*Collected material*:
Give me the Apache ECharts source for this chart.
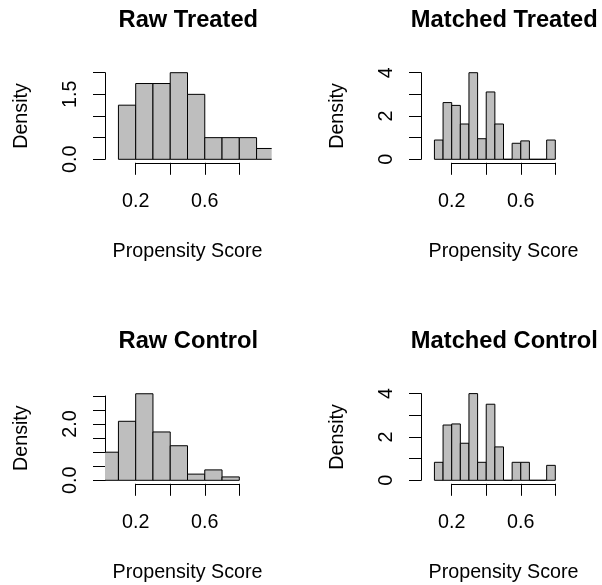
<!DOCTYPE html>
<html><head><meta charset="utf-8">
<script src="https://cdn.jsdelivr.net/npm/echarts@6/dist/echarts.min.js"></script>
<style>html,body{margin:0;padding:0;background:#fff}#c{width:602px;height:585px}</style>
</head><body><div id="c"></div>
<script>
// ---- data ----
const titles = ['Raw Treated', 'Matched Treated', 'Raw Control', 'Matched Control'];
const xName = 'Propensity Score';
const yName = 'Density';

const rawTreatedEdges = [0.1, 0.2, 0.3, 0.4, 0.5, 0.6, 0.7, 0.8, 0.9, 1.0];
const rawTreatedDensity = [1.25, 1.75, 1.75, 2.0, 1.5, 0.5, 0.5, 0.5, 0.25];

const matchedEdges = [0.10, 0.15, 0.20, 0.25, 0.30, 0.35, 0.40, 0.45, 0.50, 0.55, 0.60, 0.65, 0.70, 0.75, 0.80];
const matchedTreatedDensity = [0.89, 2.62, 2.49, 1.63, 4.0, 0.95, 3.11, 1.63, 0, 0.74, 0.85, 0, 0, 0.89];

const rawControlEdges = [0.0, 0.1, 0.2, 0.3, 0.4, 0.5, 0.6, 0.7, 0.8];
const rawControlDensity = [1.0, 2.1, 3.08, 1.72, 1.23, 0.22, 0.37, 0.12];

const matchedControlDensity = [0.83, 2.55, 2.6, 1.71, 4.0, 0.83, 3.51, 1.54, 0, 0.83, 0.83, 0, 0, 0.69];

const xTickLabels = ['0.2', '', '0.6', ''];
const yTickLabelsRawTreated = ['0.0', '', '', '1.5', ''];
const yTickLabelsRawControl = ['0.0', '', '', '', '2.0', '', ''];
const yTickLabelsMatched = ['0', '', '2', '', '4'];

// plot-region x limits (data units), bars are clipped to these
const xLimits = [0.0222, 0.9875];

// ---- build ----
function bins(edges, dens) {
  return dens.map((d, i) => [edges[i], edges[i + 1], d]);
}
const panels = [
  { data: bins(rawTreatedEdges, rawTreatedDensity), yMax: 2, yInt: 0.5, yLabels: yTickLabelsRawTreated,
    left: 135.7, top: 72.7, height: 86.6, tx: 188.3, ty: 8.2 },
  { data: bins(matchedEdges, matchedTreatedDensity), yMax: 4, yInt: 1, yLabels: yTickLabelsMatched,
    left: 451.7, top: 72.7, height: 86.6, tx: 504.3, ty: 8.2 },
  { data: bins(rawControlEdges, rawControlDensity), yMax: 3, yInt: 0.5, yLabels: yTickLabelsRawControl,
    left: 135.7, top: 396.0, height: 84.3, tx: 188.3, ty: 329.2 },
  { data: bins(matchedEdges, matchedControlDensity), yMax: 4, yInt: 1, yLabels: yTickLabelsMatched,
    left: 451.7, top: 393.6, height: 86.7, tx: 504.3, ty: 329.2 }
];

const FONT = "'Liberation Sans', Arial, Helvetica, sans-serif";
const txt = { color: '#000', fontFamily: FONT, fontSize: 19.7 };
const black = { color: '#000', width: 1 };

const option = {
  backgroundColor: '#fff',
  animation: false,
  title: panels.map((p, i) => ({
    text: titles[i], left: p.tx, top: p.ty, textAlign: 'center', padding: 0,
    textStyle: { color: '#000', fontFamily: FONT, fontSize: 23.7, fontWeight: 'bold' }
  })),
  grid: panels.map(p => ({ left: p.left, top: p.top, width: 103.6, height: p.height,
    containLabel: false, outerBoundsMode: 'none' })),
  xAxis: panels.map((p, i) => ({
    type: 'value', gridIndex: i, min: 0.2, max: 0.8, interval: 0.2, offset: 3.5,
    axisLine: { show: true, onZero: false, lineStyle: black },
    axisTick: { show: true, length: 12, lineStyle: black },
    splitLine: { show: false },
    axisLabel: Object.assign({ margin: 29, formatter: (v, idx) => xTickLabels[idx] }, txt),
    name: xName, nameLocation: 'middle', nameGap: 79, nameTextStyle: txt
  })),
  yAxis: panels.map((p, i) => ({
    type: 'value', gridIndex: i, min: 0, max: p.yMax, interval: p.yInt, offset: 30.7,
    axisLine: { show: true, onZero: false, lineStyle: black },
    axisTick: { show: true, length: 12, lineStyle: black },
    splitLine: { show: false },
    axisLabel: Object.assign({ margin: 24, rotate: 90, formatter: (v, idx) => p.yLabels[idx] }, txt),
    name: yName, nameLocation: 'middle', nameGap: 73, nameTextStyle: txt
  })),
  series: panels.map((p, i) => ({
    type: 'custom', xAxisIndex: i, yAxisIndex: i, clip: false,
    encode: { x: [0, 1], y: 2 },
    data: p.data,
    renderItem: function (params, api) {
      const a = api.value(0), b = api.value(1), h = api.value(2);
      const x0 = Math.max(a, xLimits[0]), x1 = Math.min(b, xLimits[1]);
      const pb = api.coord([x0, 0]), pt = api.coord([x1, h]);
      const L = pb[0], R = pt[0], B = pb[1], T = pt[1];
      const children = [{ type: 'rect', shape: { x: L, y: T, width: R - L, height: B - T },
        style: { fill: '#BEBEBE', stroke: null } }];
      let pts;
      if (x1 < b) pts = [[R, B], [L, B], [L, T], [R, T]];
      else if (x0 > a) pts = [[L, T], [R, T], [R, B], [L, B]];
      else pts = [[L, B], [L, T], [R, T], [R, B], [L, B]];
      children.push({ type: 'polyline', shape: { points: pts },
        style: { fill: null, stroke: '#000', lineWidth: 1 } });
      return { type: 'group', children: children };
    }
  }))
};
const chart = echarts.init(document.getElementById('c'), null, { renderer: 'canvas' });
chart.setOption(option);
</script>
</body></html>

*Problem to solve*: From the material above, reproduce everything verbatim except the pictures.

*Solution for this exercise*:
Give me the Apache ECharts source for this chart.
<!DOCTYPE html>
<html><head><meta charset="utf-8">
<script src="https://cdn.jsdelivr.net/npm/echarts@6/dist/echarts.min.js"></script>
<style>html,body{margin:0;padding:0;background:#fff}#c{width:602px;height:585px}</style>
</head><body><div id="c"></div>
<script>
// ---- data ----
const titles = ['Raw Treated', 'Matched Treated', 'Raw Control', 'Matched Control'];
const xName = 'Propensity Score';
const yName = 'Density';

const rawTreatedEdges = [0.1, 0.2, 0.3, 0.4, 0.5, 0.6, 0.7, 0.8, 0.9, 1.0];
const rawTreatedDensity = [1.25, 1.75, 1.75, 2.0, 1.5, 0.5, 0.5, 0.5, 0.25];

const matchedEdges = [0.10, 0.15, 0.20, 0.25, 0.30, 0.35, 0.40, 0.45, 0.50, 0.55, 0.60, 0.65, 0.70, 0.75, 0.80];
const matchedTreatedDensity = [0.89, 2.62, 2.49, 1.63, 4.0, 0.95, 3.11, 1.63, 0, 0.74, 0.85, 0, 0, 0.89];

const rawControlEdges = [0.0, 0.1, 0.2, 0.3, 0.4, 0.5, 0.6, 0.7, 0.8];
const rawControlDensity = [1.0, 2.1, 3.08, 1.72, 1.23, 0.22, 0.37, 0.12];

const matchedControlDensity = [0.83, 2.55, 2.6, 1.71, 4.0, 0.83, 3.51, 1.54, 0, 0.83, 0.83, 0, 0, 0.69];

const xTickLabels = ['0.2', '', '0.6', ''];
const yTickLabelsRawTreated = ['0.0', '', '', '1.5', ''];
const yTickLabelsRawControl = ['0.0', '', '', '', '2.0', '', ''];
const yTickLabelsMatched = ['0', '', '2', '', '4'];

// plot-region x limits (data units), bars are clipped to these
const xLimits = [0.0222, 0.9875];

// ---- build ----
function bins(edges, dens) {
  return dens.map((d, i) => [edges[i], edges[i + 1], d]);
}
const panels = [
  { data: bins(rawTreatedEdges, rawTreatedDensity), yMax: 2, yInt: 0.5, yLabels: yTickLabelsRawTreated,
    left: 135.7, top: 72.7, height: 86.6, tx: 188.3, ty: 8.2 },
  { data: bins(matchedEdges, matchedTreatedDensity), yMax: 4, yInt: 1, yLabels: yTickLabelsMatched,
    left: 451.7, top: 72.7, height: 86.6, tx: 504.3, ty: 8.2 },
  { data: bins(rawControlEdges, rawControlDensity), yMax: 3, yInt: 0.5, yLabels: yTickLabelsRawControl,
    left: 135.7, top: 396.0, height: 84.3, tx: 188.3, ty: 329.2 },
  { data: bins(matchedEdges, matchedControlDensity), yMax: 4, yInt: 1, yLabels: yTickLabelsMatched,
    left: 451.7, top: 393.6, height: 86.7, tx: 504.3, ty: 329.2 }
];

const FONT = "'Liberation Sans', Arial, Helvetica, sans-serif";
const txt = { color: '#000', fontFamily: FONT, fontSize: 19.7 };
const black = { color: '#000', width: 1 };

const option = {
  backgroundColor: '#fff',
  animation: false,
  title: panels.map((p, i) => ({
    text: titles[i], left: p.tx, top: p.ty, textAlign: 'center', padding: 0,
    textStyle: { color: '#000', fontFamily: FONT, fontSize: 23.7, fontWeight: 'bold' }
  })),
  grid: panels.map(p => ({ left: p.left, top: p.top, width: 103.6, height: p.height,
    containLabel: false, outerBoundsMode: 'none' })),
  xAxis: panels.map((p, i) => ({
    type: 'value', gridIndex: i, min: 0.2, max: 0.8, interval: 0.2, offset: 3.5,
    axisLine: { show: true, onZero: false, lineStyle: black },
    axisTick: { show: true, length: 12, lineStyle: black },
    splitLine: { show: false },
    axisLabel: Object.assign({ margin: 29, formatter: (v, idx) => xTickLabels[idx] }, txt),
    name: xName, nameLocation: 'middle', nameGap: 79, nameTextStyle: txt
  })),
  yAxis: panels.map((p, i) => ({
    type: 'value', gridIndex: i, min: 0, max: p.yMax, interval: p.yInt, offset: 30.7,
    axisLine: { show: true, onZero: false, lineStyle: black },
    axisTick: { show: true, length: 12, lineStyle: black },
    splitLine: { show: false },
    axisLabel: Object.assign({ margin: 24, rotate: 90, formatter: (v, idx) => p.yLabels[idx] }, txt),
    name: yName, nameLocation: 'middle', nameGap: 73, nameTextStyle: txt
  })),
  series: panels.map((p, i) => ({
    type: 'custom', xAxisIndex: i, yAxisIndex: i, clip: false,
    encode: { x: [0, 1], y: 2 },
    data: p.data,
    renderItem: function (params, api) {
      const a = api.value(0), b = api.value(1), h = api.value(2);
      const x0 = Math.max(a, xLimits[0]), x1 = Math.min(b, xLimits[1]);
      const pb = api.coord([x0, 0]), pt = api.coord([x1, h]);
      const L = pb[0], R = pt[0], B = pb[1], T = pt[1];
      const children = [{ type: 'rect', shape: { x: L, y: T, width: R - L, height: B - T },
        style: { fill: '#BEBEBE', stroke: null } }];
      let pts;
      if (x1 < b) pts = [[R, B], [L, B], [L, T], [R, T]];
      else if (x0 > a) pts = [[L, T], [R, T], [R, B], [L, B]];
      else pts = [[L, B], [L, T], [R, T], [R, B], [L, B]];
      children.push({ type: 'polyline', shape: { points: pts },
        style: { fill: null, stroke: '#000', lineWidth: 1 } });
      return { type: 'group', children: children };
    }
  }))
};
const chart = echarts.init(document.getElementById('c'), null, { renderer: 'canvas' });
chart.setOption(option);
</script>
</body></html>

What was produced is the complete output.